Even twenty years ago, it may have seemed that the progressive, democratic leftists were the ‘moderates’ while the ‘anti-imperialist’ radicals were the ‘revolutionaries’. But today, it should be clear as daylight that this is not the case.

Here in the liberal capitalist West, we have achieved the best the world has to offer. We have parliamentary democracy, free speech, the rule of law, the welfare state, free trade unions, universal education, emancipated women, female prime ministers, gay civil unions, laws against racial discrimination, diversity, tolerance, personal freedom, recycling, laws against animal cruelty… Of course, the precise combination varies from country to country, and there is everywhere plenty of room for improvement – Britain needs better child-care provision for single mothers, for example. But improvement would simply make a good system better by degrees. It is true that the US, with its absence of free healthcare, powerful anti-abortion lobby, terrifyingly hard-line conservative right, prohibitively expensive higher education and other defects presents a less rosy picture. But what the US needs is to catch up with Western Europe, not some sort of socialist revolution. And we need to defend our system from religious fundamentalism, not attack it with a left-wing fundamentalism of our own.

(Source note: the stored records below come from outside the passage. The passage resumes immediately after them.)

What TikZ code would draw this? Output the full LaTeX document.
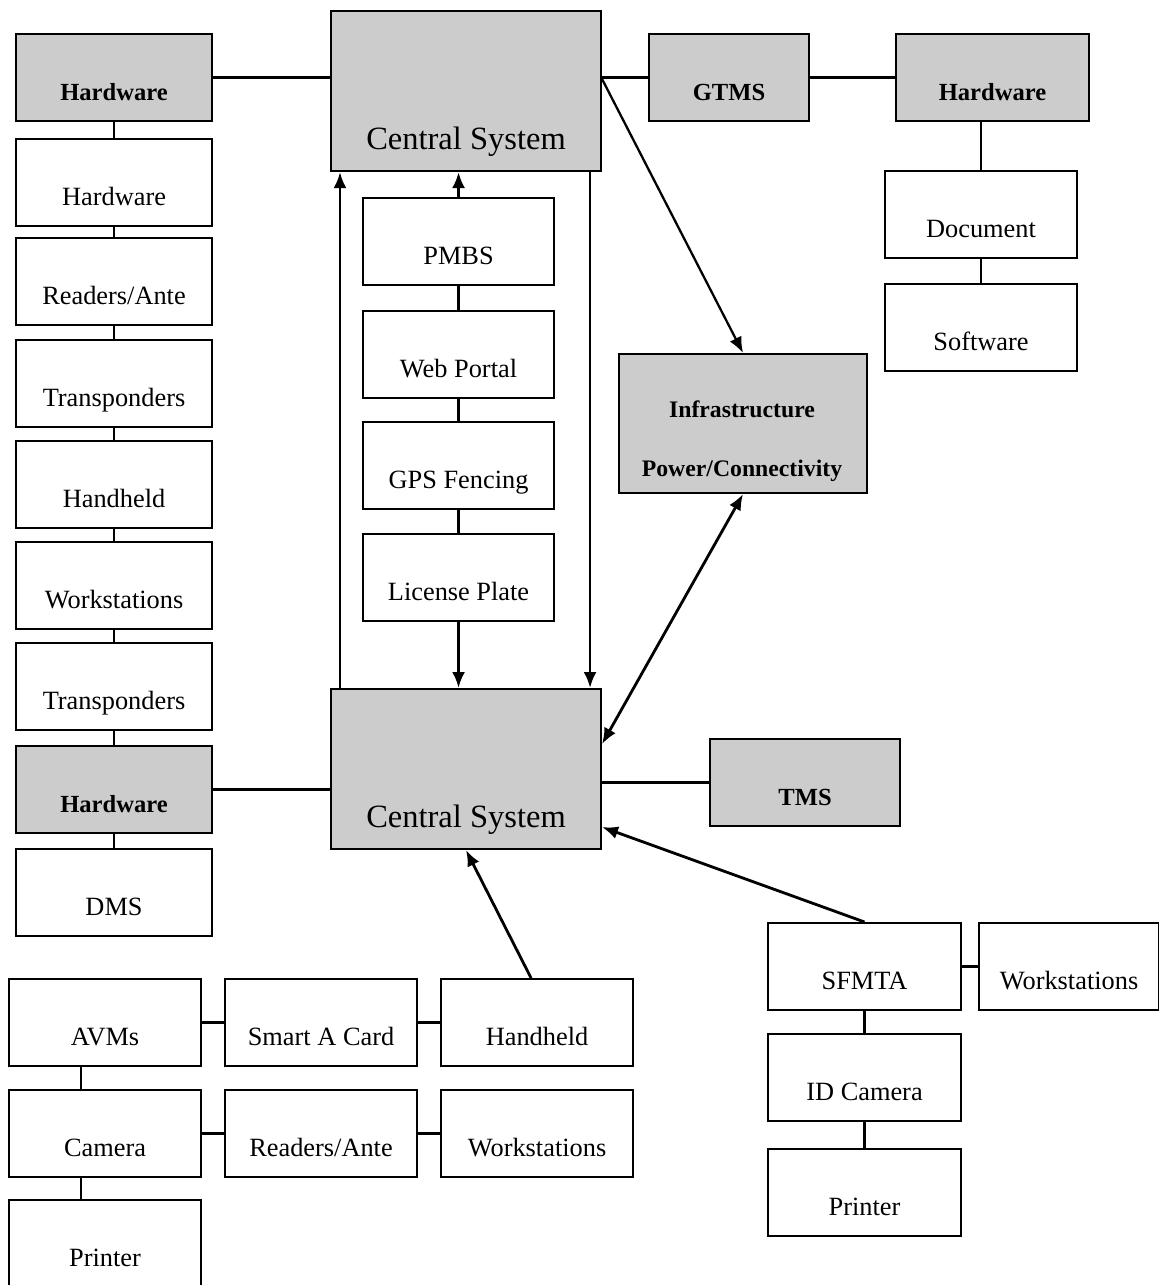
\documentclass[tikz,border=0pt]{standalone}
\usepackage{fontspec}
\setmainfont{Liberation Serif}
\usetikzlibrary{arrows.meta}

\begin{document}
\begin{tikzpicture}[x=0.02cm, y=-0.02cm]
  \tikzstyle{box}=[draw, line width=1.2pt, fill=white, anchor=north west, inner sep=0pt, text height=1.32cm, text depth=0.42cm, font=\fontsize{15}{18}\selectfont]
  \tikzstyle{grey}=[fill=black!20, font=\fontsize{14}{17}\selectfont\bfseries]
  \tikzstyle{big}=[fill=black!20, minimum width=5.4cm, text height=2.76cm, text depth=0.44cm, font=\fontsize{18.5}{21}\selectfont]
  \tikzstyle{link}=[draw, line width=1.3pt]
  \tikzstyle{flow}=[line width=1.6pt, -{Latex[length=0.32cm, width=0.26cm]}]

  \useasboundingbox (0,0) rectangle (1159,1285);

  % left column
  \node[box, grey, minimum width=3.92cm] (hw1)  at (15,33)  {Hardware};
  \node[box, minimum width=3.92cm]       (hw2)  at (15,138) {Hardware};
  \node[box, minimum width=3.92cm]       (rd1)  at (15,237) {Readers/Ante};
  \node[box, minimum width=3.92cm]       (tp1)  at (15,339) {Transponders};
  \node[box, minimum width=3.92cm]       (hh1)  at (15,440) {Handheld};
  \node[box, minimum width=3.92cm]       (ws1)  at (15,541) {Workstations};
  \node[box, minimum width=3.92cm]       (tp2)  at (15,642) {Transponders};
  \node[box, grey, minimum width=3.92cm] (hw3)  at (15,745) {Hardware};
  \node[box, minimum width=3.92cm]       (dms)  at (15,848) {DMS};

  % central systems
  \node[box, big] (csT) at (330,10)  {Central System};
  \node[box, big] (csB) at (330,688) {Central System};

  \node[box, minimum width=3.82cm] (pmbs) at (362,197) {PMBS};
  \node[box, minimum width=3.82cm] (web)  at (362,310) {Web Portal};
  \node[box, minimum width=3.82cm] (gps)  at (362,421) {GPS Fencing};
  \node[box, minimum width=3.82cm] (lic)  at (362,533) {License Plate};

  % right side
  \node[box, grey, minimum width=3.2cm]  (gtms) at (648,33)  {GTMS};
  \node[box, grey, minimum width=3.86cm] (hw4)  at (895,33)  {Hardware};
  \node[box, minimum width=3.84cm]       (doc)  at (884,170) {Document};
  \node[box, minimum width=3.84cm]       (soft) at (884,283) {Software};

  \node[box, grey, minimum width=4.96cm, text height=2.78cm, text depth=0cm] (infra) at (618,353) {};
  \node[anchor=base, font=\fontsize{13.5}{16}\selectfont\bfseries] (infra1) at (742,417) {Infrastructure};
  \node[anchor=base, font=\fontsize{13.5}{16}\selectfont\bfseries] (infra2) at (742,476) {Power/Connectivity};

  \node[box, grey, minimum width=3.8cm] (tms) at (709,738) {TMS};

  \node[box, minimum width=3.86cm] (sfmta) at (767,922)  {SFMTA};
  \node[box, minimum width=3.6cm]  (ws3)   at (978,922)  {Workstations};
  \node[box, minimum width=3.86cm] (idcam) at (767,1033) {ID Camera};
  \node[box, minimum width=3.86cm] (prn2)  at (767,1148) {Printer};

  % bottom left
  \node[box, minimum width=3.84cm] (avm)   at (8,978)    {AVMs};
  \node[box, minimum width=3.84cm] (smart) at (224,978)  {Smart A Card};
  \node[box, minimum width=3.84cm] (hh2)   at (440,978)  {Handheld};
  \node[box, minimum width=3.84cm] (cam)   at (8,1089)   {Camera};
  \node[box, minimum width=3.84cm] (rd2)   at (224,1089) {Readers/Ante};
  \node[box, minimum width=3.84cm] (ws2)   at (440,1089) {Workstations};
  \node[box, minimum width=3.84cm] (prn1)  at (8,1199)   {Printer};

  % plain links
  \path (hw1) edge[link] (hw2);
  \path (hw2) edge[link] (rd1);
  \path (rd1) edge[link] (tp1);
  \path (tp1) edge[link] (hh1);
  \path (hh1) edge[link] (ws1);
  \path (ws1) edge[link] (tp2);
  \path (tp2) edge[link] (hw3);
  \path (hw3) edge[link] (dms);
  \draw[link] (hw1.east) -- (hw1.east -| csT.west);
  \draw[link] (hw3.east) -- (hw3.east -| csB.west);

  \path (pmbs) edge[link] (web);
  \path (web)  edge[link] (gps);
  \path (gps)  edge[link] (lic);

  \draw[link] (gtms.west) -- (gtms.west -| csT.east);
  \path (gtms) edge[link] (hw4);
  \draw[link] (doc.north) -- (doc.north |- hw4.south);
  \path (doc) edge[link] (soft);
  \draw[link] (tms.west) -- (tms.west -| csB.east);

  \path (sfmta) edge[link] (ws3);
  \path (sfmta) edge[link] (idcam);
  \path (idcam) edge[link] (prn2);

  \path (avm)   edge[link] (smart);
  \path (smart) edge[link] (hh2);
  \path (cam)   edge[link] (rd2);
  \path (rd2)   edge[link] (ws2);
  \draw[link] ([xshift=-0.48cm]avm.south) -- ([xshift=-0.48cm]cam.north);
  \draw[link] ([xshift=-0.48cm]cam.south) -- ([xshift=-0.48cm]prn1.north);

  % arrows
  \draw[flow] (pmbs.north) -- (pmbs.north |- csT.south);
  \draw[flow] (lic.south) -- (lic.south |- csB.north);
  \draw[flow] ([xshift=0.2cm]csB.north west) -- ([xshift=0.2cm]csT.south west);
  \draw[flow] ([xshift=-0.24cm]csT.south east) -- ([xshift=-0.24cm]csB.north east);
  \draw[flow, line width=1.3pt] ([yshift=0.24cm]csT.east) -- (infra.north);
  \draw[flow, {Latex[length=0.32cm, width=0.26cm]}-{Latex[length=0.32cm, width=0.26cm]}] (infra.south) -- ([yshift=0.5cm]csB.east);
  \draw[flow] (sfmta.north) -- ([yshift=0.46cm]csB.south east);
  \draw[flow] ([xshift=-0.12cm]hh2.north) -- (csB.south);
\end{tikzpicture}
\end{document}
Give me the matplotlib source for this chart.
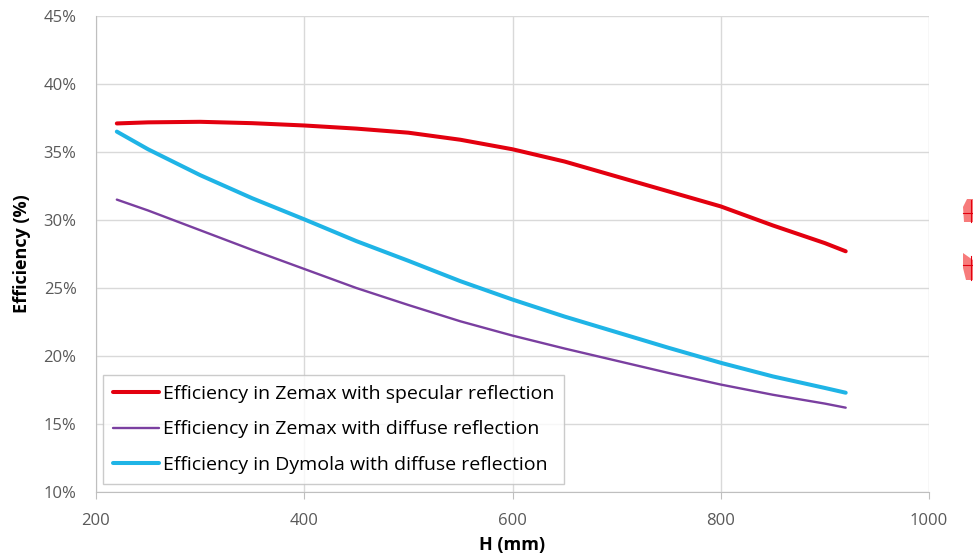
import matplotlib
matplotlib.use("Agg")
import matplotlib.pyplot as plt
from matplotlib.patches import Polygon
from matplotlib.lines import Line2D

# Data
h_mm = [220, 250, 300, 350, 400, 450, 500, 550, 600, 650, 700, 750, 800, 850, 900, 920]
zemax_specular = [37.1, 37.18, 37.22, 37.12, 36.95, 36.72, 36.42, 35.9, 35.2, 34.3, 33.2, 32.1, 31.0, 29.6, 28.3, 27.7]
zemax_diffuse = [31.5, 30.7, 29.25, 27.8, 26.4, 25.0, 23.75, 22.55, 21.5, 20.55, 19.65, 18.75, 17.9, 17.15, 16.5, 16.2]
dymola_diffuse = [36.5, 35.2, 33.3, 31.6, 30.05, 28.45, 27.0, 25.5, 24.15, 22.9, 21.75, 20.6, 19.5, 18.5, 17.65, 17.3]

series_labels = [
    "Efficiency in Zemax with specular reflection",
    "Efficiency in Zemax with diffuse reflection",
    "Efficiency in Dymola with diffuse reflection",
]
x_ticks = [200, 400, 600, 800, 1000]
y_ticks = [10, 15, 20, 25, 30, 35, 40, 45]

plt.rcParams['font.family'] = ['Open Sans', 'DejaVu Sans']

fig = plt.figure(figsize=(9.73, 5.6), dpi=100)
ax = fig.add_axes([96/973, 1-492/560, (929-96)/973, (492-16)/560])

ax.plot(h_mm, zemax_specular, color="#e3000f", lw=2.9, label=series_labels[0],
        solid_capstyle='round', solid_joinstyle='round')
ax.plot(h_mm, zemax_diffuse, color="#7a3fa0", lw=1.7, label=series_labels[1],
        solid_capstyle='round', solid_joinstyle='round')
ax.plot(h_mm, dymola_diffuse, color="#1fb4e6", lw=2.9, label=series_labels[2],
        solid_capstyle='round', solid_joinstyle='round')

ax.set_xlim(200, 1000)
ax.set_ylim(10, 45)
ax.set_xticks(x_ticks)
ax.set_yticks(y_ticks)
ax.set_yticklabels([f"{v}%" for v in y_ticks])
ax.grid(True, color="#d9d9d9", lw=1.0)
ax.set_axisbelow(True)
for s in ["top", "right"]:
    ax.spines[s].set_visible(False)
for s in ["left", "bottom"]:
    ax.spines[s].set_color("#bfbfbf")
ax.tick_params(axis='x', colors="#595959", labelsize=12, length=5, direction='out', color="#bfbfbf", pad=10)
ax.tick_params(axis='y', colors="#595959", labelsize=12, length=0, pad=14)

ax.set_xlabel("H (mm)", fontsize=13, fontweight='bold', color="#000000", labelpad=5)
ax.set_ylabel("Efficiency (%)", fontsize=13, fontweight='bold', color="#000000", labelpad=9)

leg = ax.legend(loc='lower left', bbox_to_anchor=(0.0084, 0.0168), fontsize=14,
                frameon=True, fancybox=False, edgecolor="#bfbfbf", handlelength=2.4,
                handletextpad=0.2, borderpad=0.5, labelspacing=0.92, borderaxespad=0)
leg.get_frame().set_linewidth(1.0)

# small red shapes at the right edge
def fpx(pts):
    return [(x/973, 1 - y/560) for x, y in pts]
shape1 = fpx([(967, 199), (973, 199), (973, 222), (964, 222), (963, 207)])
shape2 = fpx([(963, 253), (973, 260), (973, 280), (966, 280), (963, 268)])
for shp in (shape1, shape2):
    fig.patches.append(Polygon(shp, closed=True, transform=fig.transFigure,
                               facecolor="#f77b7b", edgecolor="none", figure=fig))
fig.lines.append(Line2D([970.5/973, 970.5/973], [1-200/560, 1-222/560], transform=fig.transFigure, color="#e3000f", lw=0.8))
fig.lines.append(Line2D([963/973, 973/973], [1-213/560, 1-213/560], transform=fig.transFigure, color="#e3000f", lw=0.8))
fig.lines.append(Line2D([970.5/973, 970.5/973], [1-256/560, 1-280/560], transform=fig.transFigure, color="#e3000f", lw=0.8))
fig.lines.append(Line2D([963/973, 973/973], [1-265/560, 1-265/560], transform=fig.transFigure, color="#e3000f", lw=0.8))

fig.savefig("out.png", dpi=100)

The real struggle for progressive change is taking place around the world, in countries whose populations do not enjoy all the rights and privileges that we do here in the West. There is the struggle to end the genocide in Sudan; the struggle for democracy in Burma, Zimbabwe and Belarus; the struggle for the emancipation of women and homosexuals across Africa and the Middle East; the struggle to save Iraq and Afghanistan from the Islamists; the struggle for the national liberation of Kosovo and Chechnya. And on all these issues, it is the ‘moderate’, democratic left that is on the side of progress, while the ‘radical’, anti-Western left is on the side of reaction. You cannot oppose the genocide in Sudan, or the Islamists in Iraq, if you oppose ‘Western intervention’; you cannot support women’s rights in the Middle East if you ally with Muslim fundamentalists on an ‘anti-imperialist’ basis; you cannot support democracy in Belarus if you celebrate President Lukashenka’s resistance to the West.

We are for the revolution; they are for the counter-revolution. And it is our task to influence public opinion, to lobby our politicians and to pressurise our presidents and prime ministers to support progressive change worldwide. There is a global liberal-democratic revolution worth fighting for. We in the West, with our existing system, are much closer to any conceivable socialist utopia, than the genitally mutilated women of Somalia or the Saudi homosexuals living in terror are to our degree of liberation. More important than giving ourselves more than we have, is helping these people to try to get to where we are.